政教分離

 自民党が昨年11月に発表し(党内事情によりすぐに撤回し)た「新憲法草案大綱の素案」には,修正すべき権利規定として,「政教分離」が掲げられている。この素案の前提となる自民党憲法調査会による「論点整理」には,「政教分離規定(現憲法20条3項)を、わが国の歴史と伝統を踏まえたものにすべきである」と書いてある。いったいこれは,どういうことだろうか。
 そもそも日本国憲法政教分離規定は,わが国の歴史と伝統を十分に踏まえたものである。条件付きとはいえ一応「信教の自由」が保障されていた明治憲法下において,天皇制と密接に結びついた神道が国教的地位を占め,信教の自由が蔑ろにされ,さらに権力の魔術化を招いて極端な排外主義へと傾斜していった歴史がある。
 必ずしも政教分離が近代国家の必須条件というわけではなく,国教制度をもちながら信教の自由を保障する方式(例:イギリス)もあるが,日本の歴史と伝統を考えたとき,権力から信仰を守り,また宗教から政治を守るためには,政教分離,特に国家神道と政治の分断が必要不可欠だと考えたからこそ,20条3項の規定があるのだ。
 この考え方を覆し,「わが国の歴史と伝統を踏まえたものに」するということは,再び祭政一致の権力構造を作り出そうとするものではないかと疑わざるを得ない。そしてそれは,単に靖国神社公式参拝を「合憲化」するだけにとどまらない。国家と国民,法と道徳の関係を抜本的に変更しようとする壮大な構想である。

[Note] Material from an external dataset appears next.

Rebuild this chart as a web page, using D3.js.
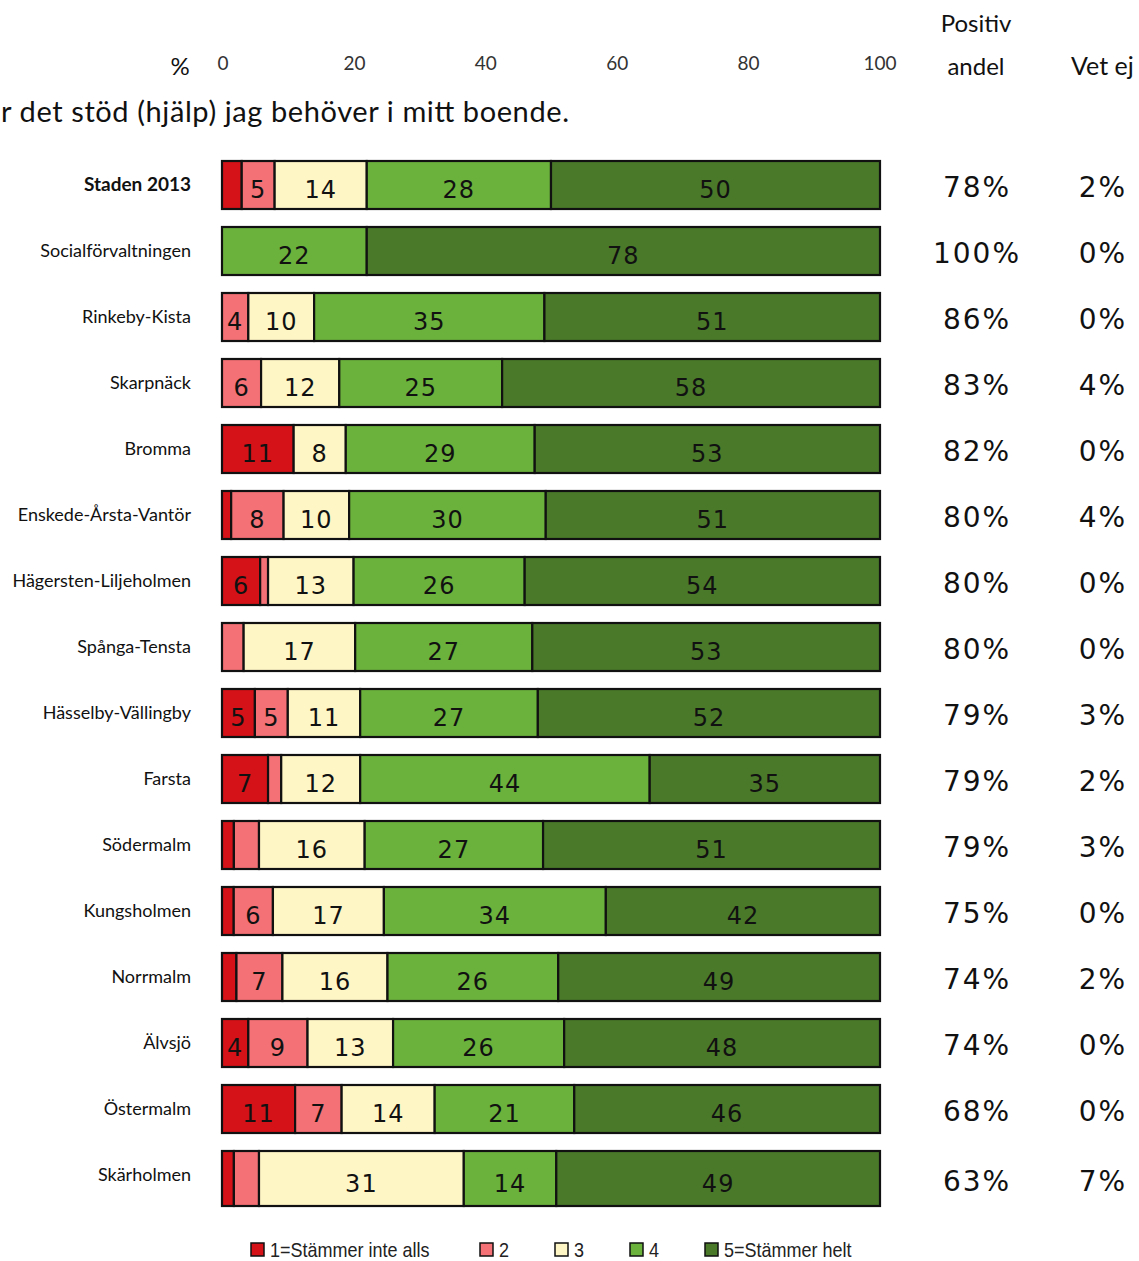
<!DOCTYPE html>
<html><head><meta charset="utf-8">
<script src="https://cdn.jsdelivr.net/npm/d3@7"></script>
<style>body{margin:0;background:#fff;}svg{display:block;}</style>
</head><body>
<svg id="c" width="1139" height="1261"></svg>
<script>
const categories = ["Staden 2013","Socialförvaltningen","Rinkeby-Kista","Skarpnäck","Bromma","Enskede-Årsta-Vantör","Hägersten-Liljeholmen","Spånga-Tensta","Hässelby-Vällingby","Farsta","Södermalm","Kungsholmen","Norrmalm","Älvsjö","Östermalm","Skärholmen"];
const s1 = [3,0,0,0,11,1.4,5.8,0,5,7,1.8,1.8,2.2,4,11,1.8];
const s2 = [5,0,4,6,0,8,1.2,3.3,5,2,3.8,6,7,9,7,3.8];
const s3 = [14,0,10,12,8,10,13,17,11,12,16,17,16,13,14,31];
const s4 = [28,22,35,25,29,30,26,27,27,44,27,34,26,26,21,14];
const s5 = [50,78,51,58,53,51,54,53,52,35,51,42,49,48,46,49];
const positive = ["78%","100%","86%","83%","82%","80%","80%","80%","79%","79%","79%","75%","74%","74%","68%","63%"];
const vetEj = ["2%","0%","0%","4%","0%","4%","0%","0%","3%","2%","3%","0%","2%","0%","0%","7%"];
const seriesNames = ["1=Stämmer inte alls","2","3","4","5=Stämmer helt"];
const colors = ["#D41218","#F47176","#FFF6C6","#6BB23C","#4A792A"];
const ticks = [0,20,40,60,80,100];
const titleText = "r det stöd (hjälp) jag behöver i mitt boende.";

const svg = d3.select("#c");
const font = "Lato, 'Open Sans', sans-serif";
const numFont = "'DejaVu Sans', Verdana, sans-serif";
const x = d3.scaleLinear().domain([0,1]).range([222,880]);
const y = d3.scaleBand().domain(categories).range([152,1208]).paddingInner(18/66).paddingOuter(9/66);

const keys = [0,1,2,3,4];
const stackData = categories.map((c,i)=>{const v=[s1[i],s2[i],s3[i],s4[i],s5[i]]; const o={cat:c}; keys.forEach(k=>o[k]=v[k]); return o;});
const stack = d3.stack().keys(keys).offset(d3.stackOffsetExpand)(stackData);

// header ticks
const xt = d3.scaleLinear().domain([0,100]).range([223,880]);
svg.append("g").selectAll("text").data(ticks).join("text")
  .attr("x",d=>xt(d)).attr("y",70).attr("text-anchor","middle")
  .attr("font-family",font).attr("font-size",19).attr("fill","#333").text(d=>d);
svg.append("text").attr("x",180).attr("y",75).attr("text-anchor","middle")
  .attr("font-family",font).attr("font-size",24).attr("fill","#111").text("%");
svg.append("text").attr("x",1).attr("y",122).attr("text-anchor","start")
  .attr("textLength",568).attr("lengthAdjust","spacing")
  .attr("font-family",font).attr("font-size",29).attr("fill","#111").text(titleText);
svg.append("text").attr("x",976).attr("y",32).attr("text-anchor","middle")
  .attr("font-family",font).attr("font-size",24).attr("fill","#111").text("Positiv");
svg.append("text").attr("x",976).attr("y",75).attr("text-anchor","middle")
  .attr("font-family",font).attr("font-size",24).attr("fill","#111").text("andel");
svg.append("text").attr("x",1071).attr("y",75).attr("text-anchor","start")
  .attr("font-family",font).attr("font-size",25).attr("fill","#111").text("Vet ej");

const lastCat = categories[categories.length-1];
const bh = c => y.bandwidth() + (c===lastCat ? 7 : 0);

// bars
const layers = svg.append("g").selectAll("g").data(stack).join("g").attr("fill",(d,i)=>colors[i]);
layers.selectAll("rect").data((d,i)=>d.map(p=>Object.assign(p,{v:p.data[i]})).filter(p=>p.v>0)).join("rect")
  .attr("x",d=>x(d[0])).attr("width",d=>x(d[1])-x(d[0]))
  .attr("y",d=>y(d.data.cat)).attr("height",d=>bh(d.data.cat))
  .attr("stroke","#111").attr("stroke-width",2.2);

// value labels
layers.selectAll("text").data((d,i)=>d.filter(p=>p.data[i]>=4)).join("text")
  .attr("x",d=>(x(d[0])+x(d[1]))/2).attr("y",d=>y(d.data.cat)+bh(d.data.cat)/2+13)
  .attr("text-anchor","middle").attr("font-family",numFont).attr("font-size",24)
  .attr("letter-spacing",1).attr("fill","#111")
  .text(d=>Math.round(d.v));

// category labels
svg.append("g").selectAll("text").data(categories).join("text")
  .attr("x",191).attr("y",c=>y(c)+y.bandwidth()/2+6).attr("text-anchor","end")
  .attr("font-family",font).attr("font-size",(c,i)=>i===0?19:18).attr("fill","#111")
  .attr("font-weight",(c,i)=>i===0?"bold":"normal").text(c=>c);

// right columns
svg.append("g").selectAll("text").data(positive).join("text")
  .attr("x",977).attr("y",(d,i)=>y(categories[i])+bh(categories[i])/2+12).attr("text-anchor","middle")
  .attr("font-family",numFont).attr("font-size",28).attr("letter-spacing",2).attr("fill","#111").text(d=>d);
svg.append("g").selectAll("text").data(vetEj).join("text")
  .attr("x",1103).attr("y",(d,i)=>y(categories[i])+bh(categories[i])/2+12).attr("text-anchor","middle")
  .attr("font-family",numFont).attr("font-size",28).attr("letter-spacing",2).attr("fill","#111").text(d=>d);

// legend
const legX = [251,480,555,630,705];
const lg = svg.append("g").selectAll("g").data(seriesNames).join("g")
  .attr("transform",(d,i)=>`translate(${legX[i]},1243)`);
lg.append("rect").attr("width",13).attr("height",13).attr("fill",(d,i)=>colors[i])
  .attr("stroke","#111").attr("stroke-width",1.5);
lg.append("text").attr("transform","translate(19,14) scale(0.9,1)")
  .attr("font-family","'Liberation Sans', Arial, sans-serif").attr("font-size",20).attr("fill","#222")
  .text(d=>d);
</script>
</body></html>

 ここに,青少年保護のための表現規制,家族制度の擁護,愛国心教育などを絡ませてみれば明らかな通り,自民党憲法改正を通じて,国民の道徳,すなわち「心」の領域を統制しようと企んでいる。これは,9条改正による防衛政策の「追認」よりも,はるかに深刻な問題を含んでいるように思える。9条=平和論に傾注する「護憲派」の戦略も,見直されるべきではなかろうか。